Raymond Very as Walther, the young knight, looked the part, which is rarely the case, even if he didn't always sound it. Jones's production, designed by Paul Steinberg and Buki Shiff, roamed successfully between middle ages and near modernity. Via a clever visual coup, involving a frontcloth collage showing great German artists of every creed, Jones offered a generous solution to the thorny matter of Wagner's Teutonic patriotism. WNO is on a high.

As Albert Einstein put it, Idomeneo is the kind of work "even a genius like Mozart could write only once in his life". Yet its complicated performance history has not helped its popularity. In a new production ENO used the Vienna edition, with Arbace's arias cut and Idamante sung by a tenor (Robert Murray) rather than a mezzo. In the English translation, Mozart's Latin gods have been changed to Greeks and the recitative texts have been altered, rather cavalierly. This may sound dry, but it underlines how performances of this opera can differ, with the responsibility placed on interpreters. ENO's covetable new Overture Opera Guide to Idomeneo, one of a definitive series building on the popular guides of the 1980s and 1990s, gives a lucid summary.

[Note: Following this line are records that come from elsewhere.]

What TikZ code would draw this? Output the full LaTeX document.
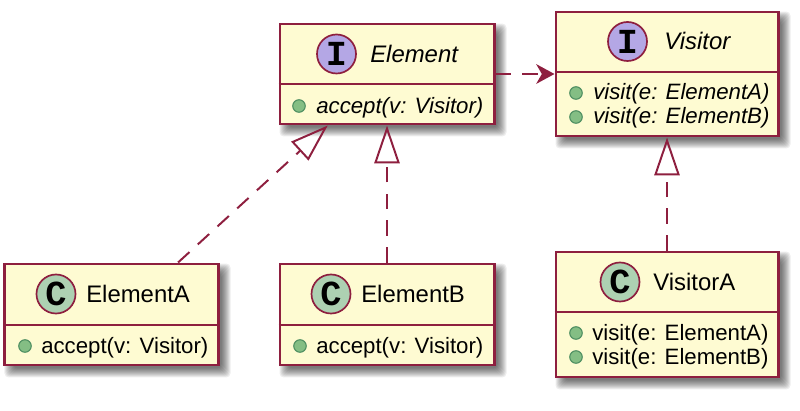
\documentclass[tikz,border=0pt]{standalone}
\usepackage{fontspec}
\setmainfont{Liberation Sans}
\newfontfamily\stereofont{Liberation Mono}
\usetikzlibrary{arrows.meta,backgrounds,calc}

\definecolor{umlline}{HTML}{8E1F3F}
\definecolor{umlfill}{HTML}{FEFBD2}
\definecolor{umliface}{HTML}{B4A7E5}
\definecolor{umlclass}{HTML}{ADD1B2}
\definecolor{umldot}{HTML}{84BE84}
\definecolor{umldotline}{HTML}{4F8F62}

\tikzset{
    classbox/.style={draw=umlline, fill=umlfill, line width=2.1pt, rectangle, inner sep=0pt},
    badge/.style={circle, draw=umlline, line width=1.2pt, minimum size=39\unit, inner sep=0pt, text=black},
    title/.style={anchor=west, inner sep=0pt, font=\fontsize{17}{20}\selectfont},
    member/.style={anchor=west, inner sep=0pt, yshift=-1.5pt, font=\fontsize{15.8}{19}\selectfont},
    dot/.style={circle, draw=umldotline, fill=umldot, line width=.8pt, minimum size=12.5\unit, inner sep=0pt},
    realize/.style={draw=umlline, line width=1.4pt, dash pattern=on 11pt off 8pt,
        -{Triangle[open, length=27pt, width=18pt, line width=1.4pt]}},
    depends/.style={draw=umlline, line width=1.4pt, dash pattern=on 11pt off 8pt,
        -{Stealth[length=13pt, width=14pt, inset=4pt]}}
}
\newcommand{\unit}{*0.7113pt}

% soft shadow behind a box
\newcommand{\softshadow}[1]{
    \begin{scope}[on background layer]
        \foreach \s in {-4,-3,...,5}
            \fill[black, opacity=.07, rounded corners=3pt]
                ($(#1.north west)+(6-\s,6-\s)$) rectangle ($(#1.south east)+(6+\s,6+\s)$);
    \end{scope}
}

\begin{document}
\begin{tikzpicture}[x=0.025cm, y=-0.025cm]

    \useasboundingbox (0,0) rectangle (800,411);

    % The five boxes
    \node[classbox, minimum width=214\unit, minimum height=100\unit] (element) at (387,74) {};
    \node[classbox, minimum width=222\unit, minimum height=124\unit] (visitor) at (667,74) {};
    \node[classbox, minimum width=213\unit, minimum height=101\unit] (elementA) at (111.5,314.5) {};
    \node[classbox, minimum width=214\unit, minimum height=101\unit] (elementB) at (387,314.5) {};
    \node[classbox, minimum width=222\unit, minimum height=125\unit] (visitorA) at (667,314.5) {};

    \softshadow{element}
    \softshadow{visitor}
    \softshadow{elementA}
    \softshadow{elementB}
    \softshadow{visitorA}

    % Dividers between title and members
    \draw[umlline, line width=2.1pt] (element.west |- 0,84) -- (element.east |- 0,84);
    \draw[umlline, line width=2.1pt] (visitor.west |- 0,72) -- (visitor.east |- 0,72);
    \draw[umlline, line width=2.1pt] (elementA.west |- 0,325) -- (elementA.east |- 0,325);
    \draw[umlline, line width=2.1pt] (elementB.west |- 0,325) -- (elementB.east |- 0,325);
    \draw[umlline, line width=2.1pt] (visitorA.west |- 0,312) -- (visitorA.east |- 0,312);

    % Badges
    \node[badge, fill=umliface, font=\stereofont\bfseries\fontsize{25}{25}\selectfont] (elementBadge) at (336.5,54) {I};
    \node[badge, fill=umliface, font=\stereofont\bfseries\fontsize{25}{25}\selectfont] (visitorBadge) at (627.5,41.5) {I};
    \node[badge, fill=umlclass, font=\stereofont\bfseries\fontsize{25}{25}\selectfont] (elementABadge) at (56,294) {C};
    \node[badge, fill=umlclass, font=\stereofont\bfseries\fontsize{25}{25}\selectfont] (elementBBadge) at (331,294) {C};
    \node[badge, fill=umlclass, font=\stereofont\bfseries\fontsize{25}{25}\selectfont] (visitorABadge) at (620,282) {C};

    % Titles
    \node[title] (elementName) at (370,54) {\itshape Element};
    \node[title] (visitorName) at (664,41) {\itshape Visitor};
    \node[title] (elementAName) at (86,294) {ElementA};
    \node[title] (elementBName) at (361,294) {ElementB};
    \node[title] (visitorAName) at (653,282) {VisitorA};

    % Members
    \node[dot] (elementDot) at (299,106) {};
    \node[member] (elementAccept) at (316,106) {\itshape accept(v: Visitor)};
    \node[dot] (visitorDotA) at (576,93) {};
    \node[member] (visitorVisitA) at (593,92) {\itshape visit(e: ElementA)};
    \node[dot] (visitorDotB) at (576,117) {};
    \node[member] (visitorVisitB) at (593,116) {\itshape visit(e: ElementB)};
    \node[dot] (elementADot) at (25,346) {};
    \node[member] (elementAAccept) at (41,346) {accept(v: Visitor)};
    \node[dot] (elementBDot) at (300,346) {};
    \node[member] (elementBAccept) at (316,346) {accept(v: Visitor)};
    \node[dot] (visitorADotA) at (576,333) {};
    \node[member] (visitorAVisitA) at (592,333) {visit(e: ElementA)};
    \node[dot] (visitorADotB) at (576,357) {};
    \node[member] (visitorAVisitB) at (592,357) {visit(e: ElementB)};

    % Connectors
    \draw[depends] (element.east) -- (visitor.west |- element.east);
    \draw[realize] (elementA.38.5) -- (element.221);
    \draw[realize] (elementB.north) -- (element.south);
    \draw[realize] (visitorA.north) -- (visitor.south);

\end{tikzpicture}
\end{document}
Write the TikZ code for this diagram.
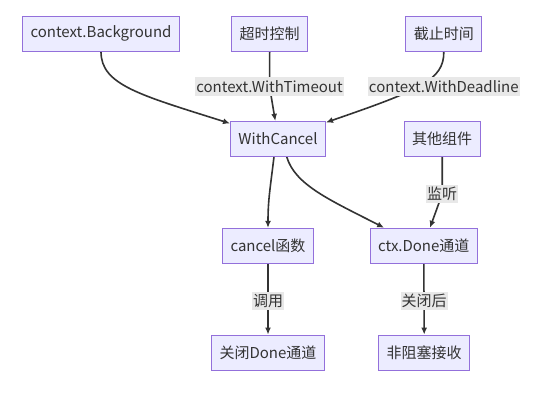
\documentclass[tikz,border=0pt]{standalone}
\usepackage{fontspec}
\setmainfont{Noto Sans CJK SC}
\usetikzlibrary{arrows.meta}
\usetikzlibrary{backgrounds}
\definecolor{boxfill}{HTML}{ECECFF}
\definecolor{boxline}{HTML}{9370DB}
\definecolor{ink}{HTML}{333333}
\definecolor{tagfill}{HTML}{E8E8E8}

\begin{document}
\begin{tikzpicture}[x=1pt, y=-1pt]
    \tikzstyle{block}=[draw=boxline, fill=boxfill, line width=0.9pt, text=ink,
      font=\fontsize{15}{18}\selectfont, minimum height=35pt, inner xsep=8pt]
    \tikzstyle{tag}=[fill=tagfill, text=ink, font=\fontsize{15}{18}\selectfont,
      inner xsep=1pt, inner ysep=0pt, minimum height=18.4pt]
    \tikzstyle{flow}=[draw=ink, line width=1.6pt, -{Latex[length=7pt, width=6pt]}]

    \useasboundingbox (0,0) rectangle (560,404);

    % Sources
    \node[block] (bg) at (101, 33.8) {context.Background};
    \node[block] (timeout) at (269.7, 34) {超时控制};
    \node[block] (deadline) at (443.8, 34) {截止时间};
    \node[tag] (ltimeout) at (269.5, 86.5) {context.WithTimeout};
    \node[tag] (ldeadline) at (443.8, 86.5) {context.WithDeadline};

    % WithCancel and listener
    \node[block] (wc) at (278, 138.8) {WithCancel};
    \node[block] (other) at (442.2, 138.7) {其他组件};
    \node[tag] (llisten) at (442.2, 194) {监听};

    % Cancel function and Done channel
    \node[block] (cancel) at (268, 245.8) {cancel函数};
    \node[block] (done) at (423.8, 245.7) {ctx.Done通道};
    \node[tag] (lcall) at (268, 301) {调用};
    \node[tag] (lclose) at (424, 301) {关闭后};

    % Results
    \node[block] (closedone) at (268, 352.5) {关闭Done通道};
    \node[block] (recv) at (424.2, 352.5) {非阻塞接收};

    \begin{scope}[on background layer]
      \fill[white] (0,0) rectangle (560,404);
      \draw[flow] (bg.south) .. controls (101, 85) and (140, 95) ..
        ([yshift=-2.6pt]wc.north west);
      \draw[flow] (timeout.south) -- (ltimeout.center) --
        ([xshift=-2.7pt]wc.north);
      \draw[flow] (deadline.south) .. controls (444, 80) and (420, 90) ..
        ([yshift=-1.6pt]wc.north east);
      \draw[flow] ([xshift=-4pt]wc.south) .. controls (270, 190) and (268, 200) ..
        (cancel.north);
      \draw[flow] ([xshift=8.7pt]wc.south) .. controls (295, 185) and (330, 200) ..
        ([xshift=14.4pt]done.north west);
      \draw[flow] (other.south) -- (llisten.center) --
        ([xshift=6.2pt]done.north);
      \draw[flow] (cancel.south) -- (lcall.center) -- (closedone.north);
      \draw[flow] (done.south) -- (lclose.center) -- (recv.north);
    \end{scope}
\end{tikzpicture}
\end{document}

Edward Gardner, ENO's music director, showed a natural, fluent grasp of the score, though the orchestral playing was patchy. Emma Bell's Electra had belligerence and flair. Paul Nilon negotiated the emotional ambiguities, and dealt superbly with the vocal athletics, of the king saved from a storm who, as a result, must kill his son. The exchanges between Nilon and Murray are heart-rending.

Visually ENO chose minimal modernism for this maximal, classical work. The director, Katie Mitchell, has updated Crete at the end of the Trojan War to a contemporary boardroom interior surrounded by a turbulent sea (realistically captured in Paule Constable's lighting design). Everything else is extraneous, to put it politely. Couples in evening dress straight out of a Jack Vettriano-painted cliché smooch and swan irrelevantly back and forth in the middle of long arias, which is fine for birthday cards but not for masking Mozart's dark-light masterpiece.